-- Start of Information supplied --

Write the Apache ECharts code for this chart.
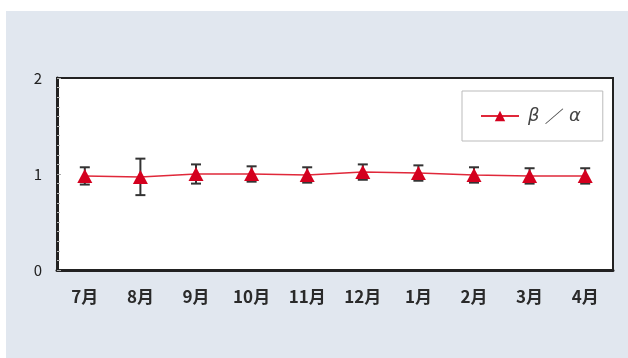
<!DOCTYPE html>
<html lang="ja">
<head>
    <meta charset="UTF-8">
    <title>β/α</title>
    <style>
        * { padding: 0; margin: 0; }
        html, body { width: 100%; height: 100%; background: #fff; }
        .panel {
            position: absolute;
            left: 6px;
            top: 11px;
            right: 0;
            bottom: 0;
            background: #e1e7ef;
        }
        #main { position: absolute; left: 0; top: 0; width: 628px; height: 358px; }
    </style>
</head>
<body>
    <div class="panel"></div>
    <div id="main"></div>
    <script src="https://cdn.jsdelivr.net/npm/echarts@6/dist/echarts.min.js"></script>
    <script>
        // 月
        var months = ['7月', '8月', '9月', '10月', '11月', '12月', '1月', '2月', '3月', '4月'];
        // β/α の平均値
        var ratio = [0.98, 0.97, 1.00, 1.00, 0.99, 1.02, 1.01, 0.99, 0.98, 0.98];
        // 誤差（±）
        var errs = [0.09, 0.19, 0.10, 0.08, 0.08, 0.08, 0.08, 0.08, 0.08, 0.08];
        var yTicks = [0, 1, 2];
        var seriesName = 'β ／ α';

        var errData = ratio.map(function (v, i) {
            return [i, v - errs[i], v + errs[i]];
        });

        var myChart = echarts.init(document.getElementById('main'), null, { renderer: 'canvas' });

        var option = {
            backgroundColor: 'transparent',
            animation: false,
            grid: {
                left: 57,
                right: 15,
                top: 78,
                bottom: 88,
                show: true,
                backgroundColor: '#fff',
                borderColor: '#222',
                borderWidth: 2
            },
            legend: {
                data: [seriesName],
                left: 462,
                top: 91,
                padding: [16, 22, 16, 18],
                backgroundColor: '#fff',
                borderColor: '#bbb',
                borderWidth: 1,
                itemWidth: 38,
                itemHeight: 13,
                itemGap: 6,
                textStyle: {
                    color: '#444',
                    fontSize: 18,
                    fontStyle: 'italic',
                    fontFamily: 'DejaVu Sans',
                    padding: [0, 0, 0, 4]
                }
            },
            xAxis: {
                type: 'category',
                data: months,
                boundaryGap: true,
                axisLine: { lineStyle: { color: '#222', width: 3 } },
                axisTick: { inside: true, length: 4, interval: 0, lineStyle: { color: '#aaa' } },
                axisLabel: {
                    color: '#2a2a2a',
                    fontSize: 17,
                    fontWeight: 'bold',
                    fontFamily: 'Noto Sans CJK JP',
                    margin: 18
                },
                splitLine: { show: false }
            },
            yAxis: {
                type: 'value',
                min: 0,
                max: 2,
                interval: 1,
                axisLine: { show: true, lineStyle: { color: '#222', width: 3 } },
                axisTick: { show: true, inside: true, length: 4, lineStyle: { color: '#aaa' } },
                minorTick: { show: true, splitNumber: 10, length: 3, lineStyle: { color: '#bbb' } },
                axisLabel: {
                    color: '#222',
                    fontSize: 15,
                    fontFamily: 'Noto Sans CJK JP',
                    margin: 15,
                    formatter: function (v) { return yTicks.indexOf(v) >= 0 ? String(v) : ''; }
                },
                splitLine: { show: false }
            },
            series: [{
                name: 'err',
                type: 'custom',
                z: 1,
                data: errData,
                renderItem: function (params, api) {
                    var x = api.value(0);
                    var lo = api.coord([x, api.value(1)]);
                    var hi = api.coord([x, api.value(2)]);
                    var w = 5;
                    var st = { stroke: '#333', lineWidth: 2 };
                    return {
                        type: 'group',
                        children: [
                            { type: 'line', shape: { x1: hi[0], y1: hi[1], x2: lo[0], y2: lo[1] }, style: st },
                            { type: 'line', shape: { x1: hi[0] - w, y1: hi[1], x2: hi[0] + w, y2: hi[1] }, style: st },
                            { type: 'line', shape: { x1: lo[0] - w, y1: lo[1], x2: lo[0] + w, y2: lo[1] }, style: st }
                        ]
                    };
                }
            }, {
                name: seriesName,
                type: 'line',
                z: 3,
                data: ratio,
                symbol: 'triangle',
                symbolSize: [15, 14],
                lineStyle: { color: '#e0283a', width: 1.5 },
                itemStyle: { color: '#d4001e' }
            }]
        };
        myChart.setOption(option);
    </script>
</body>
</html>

-- End of Information supplied --

▸ Given instruction: Exclude the images and reproduce the remaining data exactly.

▸ Finished task:
Write the Apache ECharts code for this chart.
<!DOCTYPE html>
<html lang="ja">
<head>
    <meta charset="UTF-8">
    <title>β/α</title>
    <style>
        * { padding: 0; margin: 0; }
        html, body { width: 100%; height: 100%; background: #fff; }
        .panel {
            position: absolute;
            left: 6px;
            top: 11px;
            right: 0;
            bottom: 0;
            background: #e1e7ef;
        }
        #main { position: absolute; left: 0; top: 0; width: 628px; height: 358px; }
    </style>
</head>
<body>
    <div class="panel"></div>
    <div id="main"></div>
    <script src="https://cdn.jsdelivr.net/npm/echarts@6/dist/echarts.min.js"></script>
    <script>
        // 月
        var months = ['7月', '8月', '9月', '10月', '11月', '12月', '1月', '2月', '3月', '4月'];
        // β/α の平均値
        var ratio = [0.98, 0.97, 1.00, 1.00, 0.99, 1.02, 1.01, 0.99, 0.98, 0.98];
        // 誤差（±）
        var errs = [0.09, 0.19, 0.10, 0.08, 0.08, 0.08, 0.08, 0.08, 0.08, 0.08];
        var yTicks = [0, 1, 2];
        var seriesName = 'β ／ α';

        var errData = ratio.map(function (v, i) {
            return [i, v - errs[i], v + errs[i]];
        });

        var myChart = echarts.init(document.getElementById('main'), null, { renderer: 'canvas' });

        var option = {
            backgroundColor: 'transparent',
            animation: false,
            grid: {
                left: 57,
                right: 15,
                top: 78,
                bottom: 88,
                show: true,
                backgroundColor: '#fff',
                borderColor: '#222',
                borderWidth: 2
            },
            legend: {
                data: [seriesName],
                left: 462,
                top: 91,
                padding: [16, 22, 16, 18],
                backgroundColor: '#fff',
                borderColor: '#bbb',
                borderWidth: 1,
                itemWidth: 38,
                itemHeight: 13,
                itemGap: 6,
                textStyle: {
                    color: '#444',
                    fontSize: 18,
                    fontStyle: 'italic',
                    fontFamily: 'DejaVu Sans',
                    padding: [0, 0, 0, 4]
                }
            },
            xAxis: {
                type: 'category',
                data: months,
                boundaryGap: true,
                axisLine: { lineStyle: { color: '#222', width: 3 } },
                axisTick: { inside: true, length: 4, interval: 0, lineStyle: { color: '#aaa' } },
                axisLabel: {
                    color: '#2a2a2a',
                    fontSize: 17,
                    fontWeight: 'bold',
                    fontFamily: 'Noto Sans CJK JP',
                    margin: 18
                },
                splitLine: { show: false }
            },
            yAxis: {
                type: 'value',
                min: 0,
                max: 2,
                interval: 1,
                axisLine: { show: true, lineStyle: { color: '#222', width: 3 } },
                axisTick: { show: true, inside: true, length: 4, lineStyle: { color: '#aaa' } },
                minorTick: { show: true, splitNumber: 10, length: 3, lineStyle: { color: '#bbb' } },
                axisLabel: {
                    color: '#222',
                    fontSize: 15,
                    fontFamily: 'Noto Sans CJK JP',
                    margin: 15,
                    formatter: function (v) { return yTicks.indexOf(v) >= 0 ? String(v) : ''; }
                },
                splitLine: { show: false }
            },
            series: [{
                name: 'err',
                type: 'custom',
                z: 1,
                data: errData,
                renderItem: function (params, api) {
                    var x = api.value(0);
                    var lo = api.coord([x, api.value(1)]);
                    var hi = api.coord([x, api.value(2)]);
                    var w = 5;
                    var st = { stroke: '#333', lineWidth: 2 };
                    return {
                        type: 'group',
                        children: [
                            { type: 'line', shape: { x1: hi[0], y1: hi[1], x2: lo[0], y2: lo[1] }, style: st },
                            { type: 'line', shape: { x1: hi[0] - w, y1: hi[1], x2: hi[0] + w, y2: hi[1] }, style: st },
                            { type: 'line', shape: { x1: lo[0] - w, y1: lo[1], x2: lo[0] + w, y2: lo[1] }, style: st }
                        ]
                    };
                }
            }, {
                name: seriesName,
                type: 'line',
                z: 3,
                data: ratio,
                symbol: 'triangle',
                symbolSize: [15, 14],
                lineStyle: { color: '#e0283a', width: 1.5 },
                itemStyle: { color: '#d4001e' }
            }]
        };
        myChart.setOption(option);
    </script>
</body>
</html>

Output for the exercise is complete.